DATASET ROWS.
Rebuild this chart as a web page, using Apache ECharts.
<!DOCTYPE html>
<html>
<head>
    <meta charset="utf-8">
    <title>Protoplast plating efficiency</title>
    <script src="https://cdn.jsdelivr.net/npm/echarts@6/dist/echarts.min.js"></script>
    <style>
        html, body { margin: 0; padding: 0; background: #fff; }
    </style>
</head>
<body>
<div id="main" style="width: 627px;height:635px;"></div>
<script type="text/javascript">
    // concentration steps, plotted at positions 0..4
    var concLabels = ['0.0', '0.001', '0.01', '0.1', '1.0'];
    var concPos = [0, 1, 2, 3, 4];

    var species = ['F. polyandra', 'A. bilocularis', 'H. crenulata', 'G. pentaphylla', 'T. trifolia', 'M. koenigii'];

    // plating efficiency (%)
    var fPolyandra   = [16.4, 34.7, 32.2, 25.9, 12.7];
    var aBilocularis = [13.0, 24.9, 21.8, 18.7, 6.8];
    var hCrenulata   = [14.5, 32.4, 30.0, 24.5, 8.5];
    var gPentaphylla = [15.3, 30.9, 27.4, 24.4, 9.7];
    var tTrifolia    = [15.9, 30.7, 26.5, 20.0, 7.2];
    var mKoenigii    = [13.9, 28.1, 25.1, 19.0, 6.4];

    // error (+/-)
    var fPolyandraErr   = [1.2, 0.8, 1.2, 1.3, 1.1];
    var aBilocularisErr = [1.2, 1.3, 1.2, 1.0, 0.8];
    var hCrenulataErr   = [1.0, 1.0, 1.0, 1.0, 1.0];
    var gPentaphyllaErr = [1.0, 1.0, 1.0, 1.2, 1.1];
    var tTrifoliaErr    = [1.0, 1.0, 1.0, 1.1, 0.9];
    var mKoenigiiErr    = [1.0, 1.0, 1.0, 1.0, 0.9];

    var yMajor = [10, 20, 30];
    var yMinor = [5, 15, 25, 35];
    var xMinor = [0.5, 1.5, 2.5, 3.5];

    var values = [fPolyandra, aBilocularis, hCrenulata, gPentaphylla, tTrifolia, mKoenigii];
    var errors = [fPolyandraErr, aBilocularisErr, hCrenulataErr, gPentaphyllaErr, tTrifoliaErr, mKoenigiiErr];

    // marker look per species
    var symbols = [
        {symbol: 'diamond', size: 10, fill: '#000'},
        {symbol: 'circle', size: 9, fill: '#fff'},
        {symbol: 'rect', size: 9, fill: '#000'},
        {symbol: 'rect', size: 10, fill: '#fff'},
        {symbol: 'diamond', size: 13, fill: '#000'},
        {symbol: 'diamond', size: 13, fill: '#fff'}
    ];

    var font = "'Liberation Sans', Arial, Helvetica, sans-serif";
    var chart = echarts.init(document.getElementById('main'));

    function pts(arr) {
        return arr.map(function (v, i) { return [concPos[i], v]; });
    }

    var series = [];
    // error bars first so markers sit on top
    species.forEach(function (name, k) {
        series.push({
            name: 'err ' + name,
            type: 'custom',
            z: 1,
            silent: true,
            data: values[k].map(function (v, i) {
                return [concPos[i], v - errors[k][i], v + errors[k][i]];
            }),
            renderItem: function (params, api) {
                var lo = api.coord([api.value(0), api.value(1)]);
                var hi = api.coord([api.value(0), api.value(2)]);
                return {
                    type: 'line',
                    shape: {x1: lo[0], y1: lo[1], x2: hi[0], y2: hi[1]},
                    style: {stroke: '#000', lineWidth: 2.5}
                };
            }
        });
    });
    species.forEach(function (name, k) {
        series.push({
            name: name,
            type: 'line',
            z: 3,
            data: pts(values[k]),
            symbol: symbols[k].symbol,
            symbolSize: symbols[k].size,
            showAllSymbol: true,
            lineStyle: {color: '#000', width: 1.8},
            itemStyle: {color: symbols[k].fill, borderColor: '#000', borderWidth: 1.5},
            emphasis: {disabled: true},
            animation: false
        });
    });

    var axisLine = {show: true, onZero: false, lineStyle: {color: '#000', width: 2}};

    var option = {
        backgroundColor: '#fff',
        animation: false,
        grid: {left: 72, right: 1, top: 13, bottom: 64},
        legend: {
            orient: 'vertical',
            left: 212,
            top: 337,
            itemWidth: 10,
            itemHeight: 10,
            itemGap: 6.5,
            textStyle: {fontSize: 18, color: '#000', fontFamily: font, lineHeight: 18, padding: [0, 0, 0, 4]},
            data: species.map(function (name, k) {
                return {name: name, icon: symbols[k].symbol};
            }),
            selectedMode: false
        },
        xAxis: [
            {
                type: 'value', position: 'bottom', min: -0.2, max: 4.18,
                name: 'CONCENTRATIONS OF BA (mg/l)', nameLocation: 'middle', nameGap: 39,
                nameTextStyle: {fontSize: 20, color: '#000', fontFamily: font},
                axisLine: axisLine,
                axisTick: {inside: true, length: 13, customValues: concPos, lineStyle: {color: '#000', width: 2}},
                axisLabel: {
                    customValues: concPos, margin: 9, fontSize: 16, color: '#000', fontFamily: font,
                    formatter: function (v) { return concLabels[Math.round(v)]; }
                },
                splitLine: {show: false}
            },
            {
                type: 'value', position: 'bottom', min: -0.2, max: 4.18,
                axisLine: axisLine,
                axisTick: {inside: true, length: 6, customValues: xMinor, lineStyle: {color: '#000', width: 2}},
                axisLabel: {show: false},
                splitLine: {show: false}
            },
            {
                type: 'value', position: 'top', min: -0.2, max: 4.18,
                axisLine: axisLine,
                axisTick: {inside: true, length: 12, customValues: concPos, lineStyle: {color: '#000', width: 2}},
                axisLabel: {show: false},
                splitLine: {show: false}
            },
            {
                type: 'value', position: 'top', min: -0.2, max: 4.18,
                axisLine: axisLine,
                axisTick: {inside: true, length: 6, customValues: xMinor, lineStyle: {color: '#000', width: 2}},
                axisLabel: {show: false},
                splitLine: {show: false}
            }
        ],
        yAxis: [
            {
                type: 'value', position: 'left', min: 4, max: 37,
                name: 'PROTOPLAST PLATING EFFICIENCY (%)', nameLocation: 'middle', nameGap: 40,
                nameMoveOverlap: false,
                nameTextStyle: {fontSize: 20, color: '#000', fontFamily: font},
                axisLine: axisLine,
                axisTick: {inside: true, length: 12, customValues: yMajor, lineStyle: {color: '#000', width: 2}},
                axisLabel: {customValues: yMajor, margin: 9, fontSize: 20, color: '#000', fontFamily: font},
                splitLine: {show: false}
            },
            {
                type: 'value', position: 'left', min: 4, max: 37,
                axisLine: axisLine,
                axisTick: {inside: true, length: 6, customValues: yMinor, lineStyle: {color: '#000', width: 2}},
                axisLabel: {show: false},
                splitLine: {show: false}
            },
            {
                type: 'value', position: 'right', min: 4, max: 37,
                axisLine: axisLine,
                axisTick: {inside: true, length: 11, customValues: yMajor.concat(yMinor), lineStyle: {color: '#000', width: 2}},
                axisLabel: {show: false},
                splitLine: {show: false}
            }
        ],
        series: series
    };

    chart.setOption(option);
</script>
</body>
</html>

--

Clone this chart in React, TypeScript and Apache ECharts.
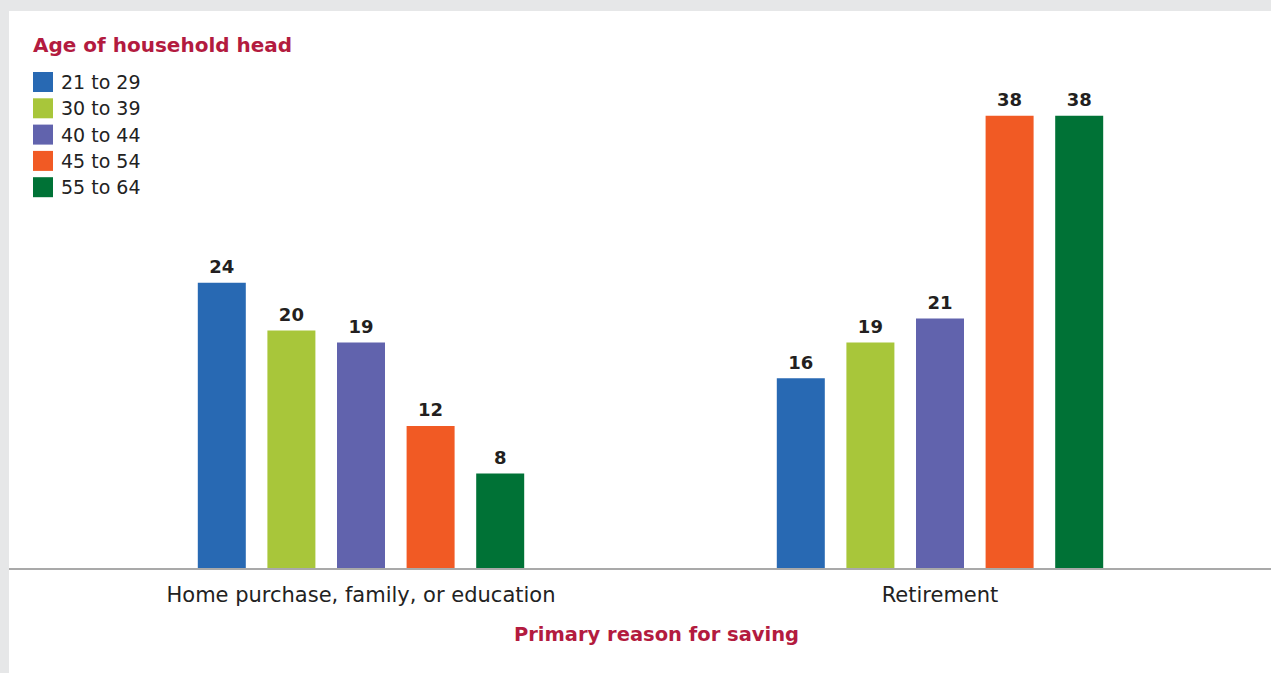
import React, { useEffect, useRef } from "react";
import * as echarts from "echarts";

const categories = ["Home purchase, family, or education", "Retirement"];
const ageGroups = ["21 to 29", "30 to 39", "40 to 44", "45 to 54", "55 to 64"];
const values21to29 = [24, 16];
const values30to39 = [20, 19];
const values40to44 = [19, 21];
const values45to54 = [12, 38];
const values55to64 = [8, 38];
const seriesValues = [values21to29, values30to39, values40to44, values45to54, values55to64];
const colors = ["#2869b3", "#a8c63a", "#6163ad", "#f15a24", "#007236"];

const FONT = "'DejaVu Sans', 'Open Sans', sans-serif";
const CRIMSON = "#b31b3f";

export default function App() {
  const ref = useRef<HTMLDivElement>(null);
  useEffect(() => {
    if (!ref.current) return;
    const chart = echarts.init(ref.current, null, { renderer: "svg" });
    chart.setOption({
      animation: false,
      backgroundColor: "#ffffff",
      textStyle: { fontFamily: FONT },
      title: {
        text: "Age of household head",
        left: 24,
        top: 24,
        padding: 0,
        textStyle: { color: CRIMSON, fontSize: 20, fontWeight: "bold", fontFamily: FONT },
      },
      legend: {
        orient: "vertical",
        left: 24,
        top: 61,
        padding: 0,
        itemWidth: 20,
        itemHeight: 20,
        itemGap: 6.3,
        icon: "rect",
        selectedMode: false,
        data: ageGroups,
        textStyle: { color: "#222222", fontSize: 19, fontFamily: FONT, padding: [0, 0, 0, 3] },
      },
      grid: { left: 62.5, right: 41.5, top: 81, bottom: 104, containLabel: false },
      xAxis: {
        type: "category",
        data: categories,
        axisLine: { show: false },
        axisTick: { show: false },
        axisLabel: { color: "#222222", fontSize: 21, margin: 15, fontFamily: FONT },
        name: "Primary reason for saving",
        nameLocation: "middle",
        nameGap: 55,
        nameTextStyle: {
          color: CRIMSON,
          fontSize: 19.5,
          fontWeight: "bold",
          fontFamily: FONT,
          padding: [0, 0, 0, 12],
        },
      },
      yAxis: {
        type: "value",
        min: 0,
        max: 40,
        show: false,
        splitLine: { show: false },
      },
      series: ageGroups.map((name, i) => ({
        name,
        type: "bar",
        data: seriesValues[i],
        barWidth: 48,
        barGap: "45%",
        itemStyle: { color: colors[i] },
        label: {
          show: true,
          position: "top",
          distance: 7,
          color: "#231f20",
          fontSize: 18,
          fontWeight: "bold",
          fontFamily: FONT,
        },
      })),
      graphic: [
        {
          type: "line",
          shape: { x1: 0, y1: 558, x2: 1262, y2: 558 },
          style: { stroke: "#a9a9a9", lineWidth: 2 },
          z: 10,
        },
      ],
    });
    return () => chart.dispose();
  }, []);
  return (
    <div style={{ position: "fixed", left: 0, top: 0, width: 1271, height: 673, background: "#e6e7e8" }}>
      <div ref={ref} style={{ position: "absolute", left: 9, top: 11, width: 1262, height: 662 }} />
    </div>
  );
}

PROMPT. Collect each line above holding the string "Apache".

RESPONSE TO THE TASK.
Rebuild this chart as a web page, using Apache ECharts.
Clone this chart in React, TypeScript and Apache ECharts.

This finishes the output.